▸ **STATED PROBLEM**: Give only the number of lines in the data that include the string "this".

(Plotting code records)
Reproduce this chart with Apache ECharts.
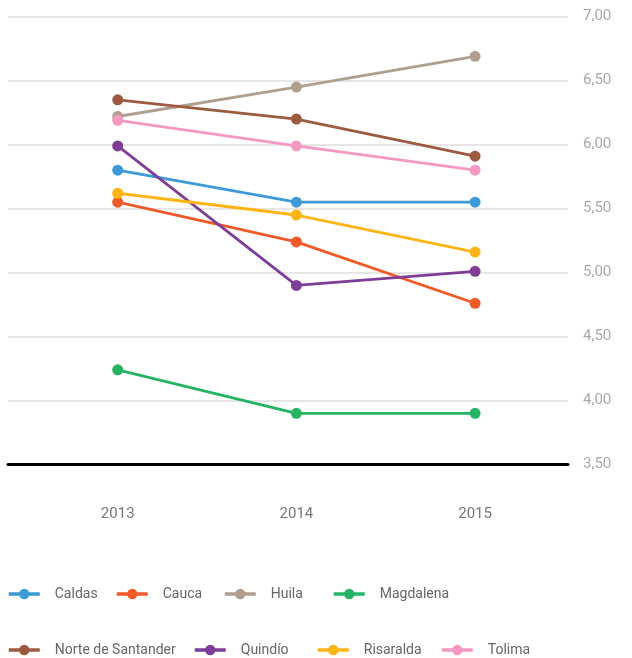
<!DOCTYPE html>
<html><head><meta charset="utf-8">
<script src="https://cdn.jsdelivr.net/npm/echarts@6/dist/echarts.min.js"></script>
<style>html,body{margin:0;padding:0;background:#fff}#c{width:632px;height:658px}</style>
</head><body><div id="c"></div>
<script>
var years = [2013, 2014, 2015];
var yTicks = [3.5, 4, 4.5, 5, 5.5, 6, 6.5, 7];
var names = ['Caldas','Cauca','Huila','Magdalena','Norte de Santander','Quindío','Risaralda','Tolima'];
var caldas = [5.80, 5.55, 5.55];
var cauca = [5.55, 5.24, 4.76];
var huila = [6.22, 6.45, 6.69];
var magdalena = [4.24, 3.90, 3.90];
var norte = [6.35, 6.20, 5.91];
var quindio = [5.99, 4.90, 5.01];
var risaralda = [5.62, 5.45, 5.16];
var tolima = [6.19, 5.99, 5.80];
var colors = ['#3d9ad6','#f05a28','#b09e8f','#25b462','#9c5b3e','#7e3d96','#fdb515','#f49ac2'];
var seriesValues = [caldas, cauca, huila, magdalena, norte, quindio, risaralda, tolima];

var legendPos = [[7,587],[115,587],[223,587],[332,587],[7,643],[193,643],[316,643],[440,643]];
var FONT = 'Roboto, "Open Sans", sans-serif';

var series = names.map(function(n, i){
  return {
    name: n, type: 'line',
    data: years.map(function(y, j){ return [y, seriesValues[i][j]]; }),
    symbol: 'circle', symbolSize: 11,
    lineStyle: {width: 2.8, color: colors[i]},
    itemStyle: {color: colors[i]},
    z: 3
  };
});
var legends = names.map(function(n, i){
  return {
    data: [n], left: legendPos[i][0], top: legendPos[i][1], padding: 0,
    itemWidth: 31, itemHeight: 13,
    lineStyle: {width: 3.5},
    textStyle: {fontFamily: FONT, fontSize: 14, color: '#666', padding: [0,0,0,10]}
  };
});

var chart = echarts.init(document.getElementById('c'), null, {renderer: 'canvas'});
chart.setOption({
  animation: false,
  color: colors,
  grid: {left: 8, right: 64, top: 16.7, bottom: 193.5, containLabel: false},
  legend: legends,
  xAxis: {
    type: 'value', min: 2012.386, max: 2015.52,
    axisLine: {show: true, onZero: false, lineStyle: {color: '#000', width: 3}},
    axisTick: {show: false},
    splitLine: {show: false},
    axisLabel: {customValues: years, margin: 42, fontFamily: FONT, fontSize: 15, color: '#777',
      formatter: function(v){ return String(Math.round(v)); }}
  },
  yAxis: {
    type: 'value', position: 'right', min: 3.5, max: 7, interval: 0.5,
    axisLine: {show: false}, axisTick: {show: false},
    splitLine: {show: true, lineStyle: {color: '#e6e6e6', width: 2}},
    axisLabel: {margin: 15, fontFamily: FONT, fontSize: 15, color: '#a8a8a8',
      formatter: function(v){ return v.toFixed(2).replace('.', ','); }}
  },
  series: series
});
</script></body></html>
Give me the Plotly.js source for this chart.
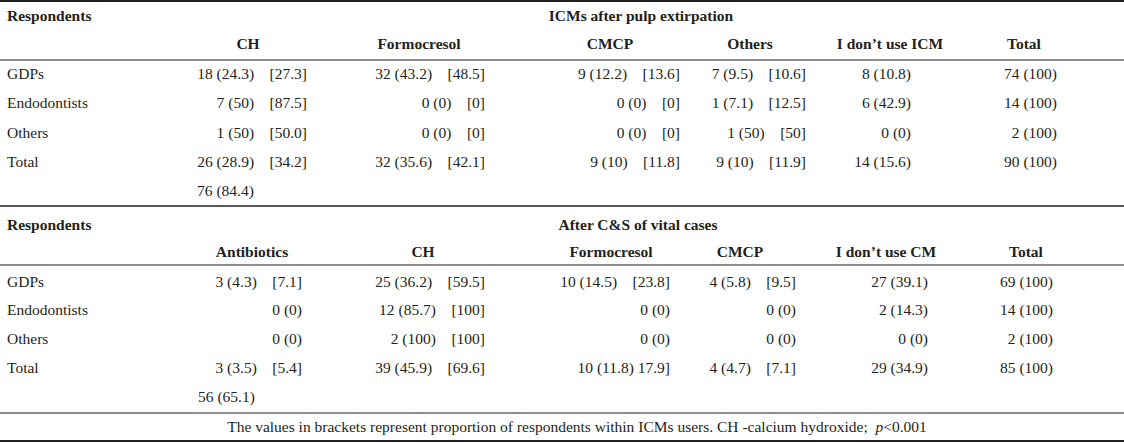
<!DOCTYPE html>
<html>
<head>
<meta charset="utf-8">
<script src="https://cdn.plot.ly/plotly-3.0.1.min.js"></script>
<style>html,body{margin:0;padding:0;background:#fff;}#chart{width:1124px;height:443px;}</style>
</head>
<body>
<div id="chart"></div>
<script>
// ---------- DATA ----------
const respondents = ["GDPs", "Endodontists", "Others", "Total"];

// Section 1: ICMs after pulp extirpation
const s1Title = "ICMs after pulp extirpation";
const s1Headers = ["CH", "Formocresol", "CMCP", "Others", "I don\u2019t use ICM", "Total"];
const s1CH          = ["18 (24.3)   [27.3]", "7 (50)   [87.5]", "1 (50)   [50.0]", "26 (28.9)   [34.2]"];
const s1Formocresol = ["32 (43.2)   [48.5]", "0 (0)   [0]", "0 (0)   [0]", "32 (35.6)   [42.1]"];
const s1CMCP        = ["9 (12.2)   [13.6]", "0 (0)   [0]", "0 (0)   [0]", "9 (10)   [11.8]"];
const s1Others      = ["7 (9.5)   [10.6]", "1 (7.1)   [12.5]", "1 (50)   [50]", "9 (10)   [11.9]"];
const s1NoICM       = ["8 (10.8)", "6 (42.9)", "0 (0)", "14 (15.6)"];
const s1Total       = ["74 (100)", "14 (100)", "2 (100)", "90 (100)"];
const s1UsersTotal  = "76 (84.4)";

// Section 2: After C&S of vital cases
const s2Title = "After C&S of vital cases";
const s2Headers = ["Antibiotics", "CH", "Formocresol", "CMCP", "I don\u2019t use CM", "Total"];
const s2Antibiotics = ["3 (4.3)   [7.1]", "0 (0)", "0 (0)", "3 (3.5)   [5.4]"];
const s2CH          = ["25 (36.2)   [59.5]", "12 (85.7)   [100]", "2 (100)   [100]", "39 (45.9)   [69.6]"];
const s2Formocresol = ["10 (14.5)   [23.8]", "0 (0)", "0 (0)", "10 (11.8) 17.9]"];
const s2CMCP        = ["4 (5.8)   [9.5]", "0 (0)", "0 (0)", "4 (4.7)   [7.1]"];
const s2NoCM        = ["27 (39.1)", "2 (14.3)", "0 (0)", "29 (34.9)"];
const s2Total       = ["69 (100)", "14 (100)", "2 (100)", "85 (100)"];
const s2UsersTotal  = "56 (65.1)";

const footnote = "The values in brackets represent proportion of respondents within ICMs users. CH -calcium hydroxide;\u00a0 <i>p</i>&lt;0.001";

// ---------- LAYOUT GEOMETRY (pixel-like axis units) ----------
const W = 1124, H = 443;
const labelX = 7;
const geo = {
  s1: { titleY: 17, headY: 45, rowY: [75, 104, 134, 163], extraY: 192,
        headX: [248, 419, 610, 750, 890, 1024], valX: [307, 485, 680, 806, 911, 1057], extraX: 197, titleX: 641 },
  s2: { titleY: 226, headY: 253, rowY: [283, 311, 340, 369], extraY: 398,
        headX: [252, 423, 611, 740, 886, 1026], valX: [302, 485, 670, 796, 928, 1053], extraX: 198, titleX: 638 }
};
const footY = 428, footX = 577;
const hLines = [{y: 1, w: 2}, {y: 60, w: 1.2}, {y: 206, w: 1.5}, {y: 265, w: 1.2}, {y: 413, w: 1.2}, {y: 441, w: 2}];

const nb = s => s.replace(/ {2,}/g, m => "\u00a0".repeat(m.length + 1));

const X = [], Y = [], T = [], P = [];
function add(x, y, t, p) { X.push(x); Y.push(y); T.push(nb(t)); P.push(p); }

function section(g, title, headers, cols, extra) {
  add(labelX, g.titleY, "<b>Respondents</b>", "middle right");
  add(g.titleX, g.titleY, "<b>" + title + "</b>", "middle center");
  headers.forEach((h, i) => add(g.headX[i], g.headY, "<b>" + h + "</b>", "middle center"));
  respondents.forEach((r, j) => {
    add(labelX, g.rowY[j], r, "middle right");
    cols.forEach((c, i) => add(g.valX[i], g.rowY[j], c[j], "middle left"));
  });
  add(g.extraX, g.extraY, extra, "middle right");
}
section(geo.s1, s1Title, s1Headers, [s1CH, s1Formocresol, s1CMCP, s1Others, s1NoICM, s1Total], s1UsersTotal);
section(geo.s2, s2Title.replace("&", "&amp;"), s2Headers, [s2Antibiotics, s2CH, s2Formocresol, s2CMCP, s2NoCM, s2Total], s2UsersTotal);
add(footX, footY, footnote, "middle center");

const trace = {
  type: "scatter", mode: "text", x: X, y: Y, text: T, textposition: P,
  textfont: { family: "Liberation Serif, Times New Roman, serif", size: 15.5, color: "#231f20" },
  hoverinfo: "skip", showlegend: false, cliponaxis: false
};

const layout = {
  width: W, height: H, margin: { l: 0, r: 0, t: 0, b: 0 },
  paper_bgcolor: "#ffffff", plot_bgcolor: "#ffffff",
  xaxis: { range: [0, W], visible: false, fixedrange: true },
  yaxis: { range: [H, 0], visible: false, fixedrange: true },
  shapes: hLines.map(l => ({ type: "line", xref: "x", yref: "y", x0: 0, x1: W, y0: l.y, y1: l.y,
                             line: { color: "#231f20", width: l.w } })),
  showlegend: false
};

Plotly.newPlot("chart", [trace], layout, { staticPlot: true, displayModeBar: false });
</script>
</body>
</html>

▸ **TASK RESULT**: 2